Comma Down—Commas After Introductory Prepositional and Participial Phrases
It’s customary to follow an introductory phrase with a comma unless it’s really short and doesn’t seem to need one. You’re never wrong to use one, so I would recommend taking the guesswork out of the whole ordeal by just using one there.
The most common introductory elements you’ll probably encounter are participial and prepositional phrases. Before you freak out at these grammatical terms, remember that each kind of phrase just represents its own simple part of speech.
Participial Phrases
Participles end in -ed or -ing and act as adjectives.
Wishing the children a happy summer, the teacher put them on the bus, waved goodbye and did a little happy dance.

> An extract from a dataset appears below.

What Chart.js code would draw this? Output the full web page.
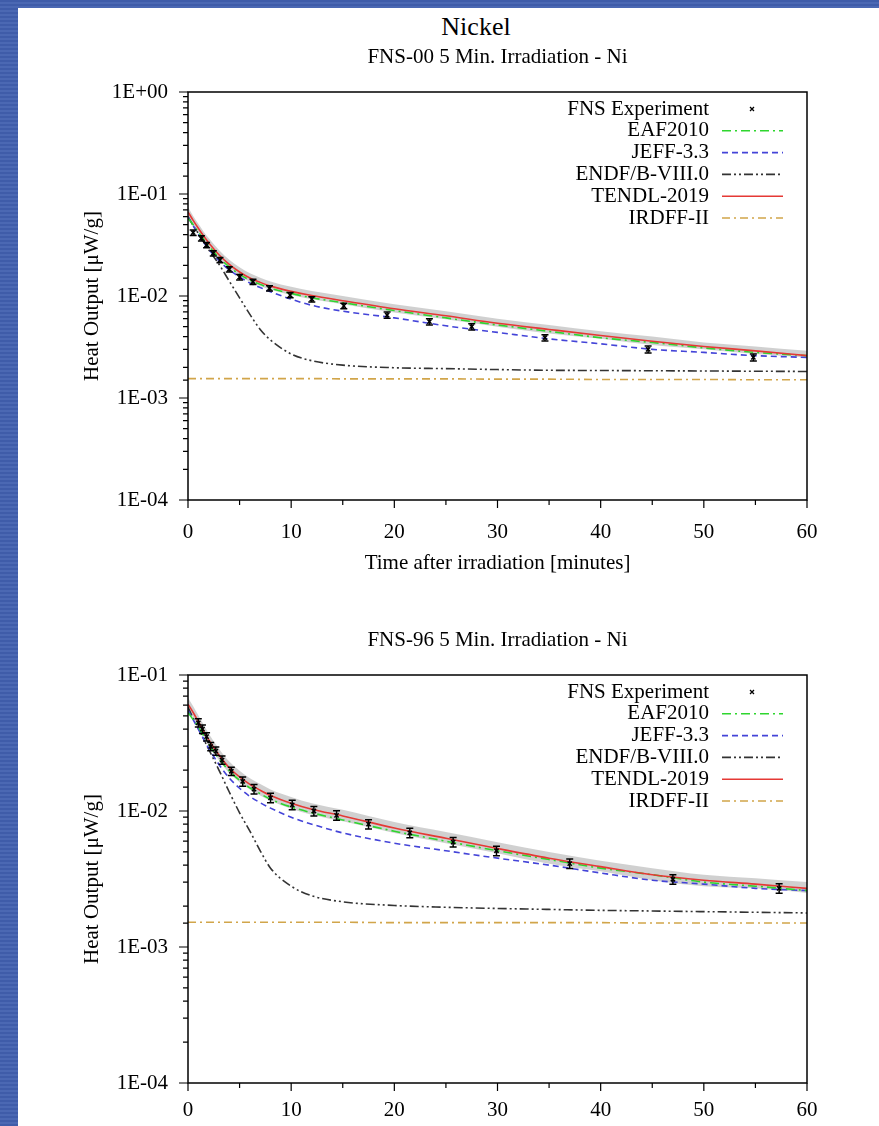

“Wishing” is the present participle. The whole phrase acts as an adjective modifying “teacher.”
Flushed and feverish, he slept all day and most of the next.
“Flushed” is the past participle. The phrase acts as an adjective modifying “he.”
Try some:
Write some sentences using each of the following participles in an introductory phrase. Be sure that the word that follows the phrase is the word that you mean to modify, like “teacher” and “he” in the examples above. Follow the models by separating the phrase from the main part of the sentence with a comma for clarity. Be sure that a complete sentence follows that comma.
Saving Attempting Attempting Terrified Honored
Meandering Juggling Pedaling Astonished Educated
(Look for my versions on the Adjectives Before a Noun post. If you’re feeling unsure, look at a couple of them first and then use them as models as you write your own.)
Prepositional Phrases
Prepositional phrases include a preposition, an article (usually) and a noun. In a sentence, a prepositional phrase acts as an adjective or an adverb. In general, prepositions set up relationships between things and other things and can fall anywhere is a sentence. When they appear as the introductory element, we usually separate them from the main sentence with a comma.
In the rafters of the barn, the pigeons nested all that spring. Jeesh! What a mess they made!!
Two for one! “In the rafters” tells us where the pigeons nested and so acts as an adverb. “Of the barn” tells us which rafters we mean and so acts as an adjective. There is no need for a comma between these two phrases because the second one modifies the first, but we do separate them from the main sentence.
At the beginning of the month of June in the twenty-third year of the twenty-fifth century, the people of the world were feeling pretty good about the state of the planet.
You can string together prepositional phrases forever. Here you don’t need a comma until you get to the main clause because each of the phrase modifies the one that comes before it. So they combine to make one big happy introductory element.
Try Some:
Write some sentences using at least ten of the following prepositions in introductory phrases. Follow the models by separating the phrase from the main part of the sentence with a comma for clarity. Be sure that a complete sentence follows that comma.
Here, in no particular order, are twenty-five common prepositions:
Up Down Under Around Through In
Out Around Over Between Across Along
For Beneath Against Within Beside Toward
At To After From Before With Until
(Look for my versions on the Adjectives Before a Noun post. Once again, if you’re feeling unsure about how to start, look at a couple of them first and then use them as models as you write your own.)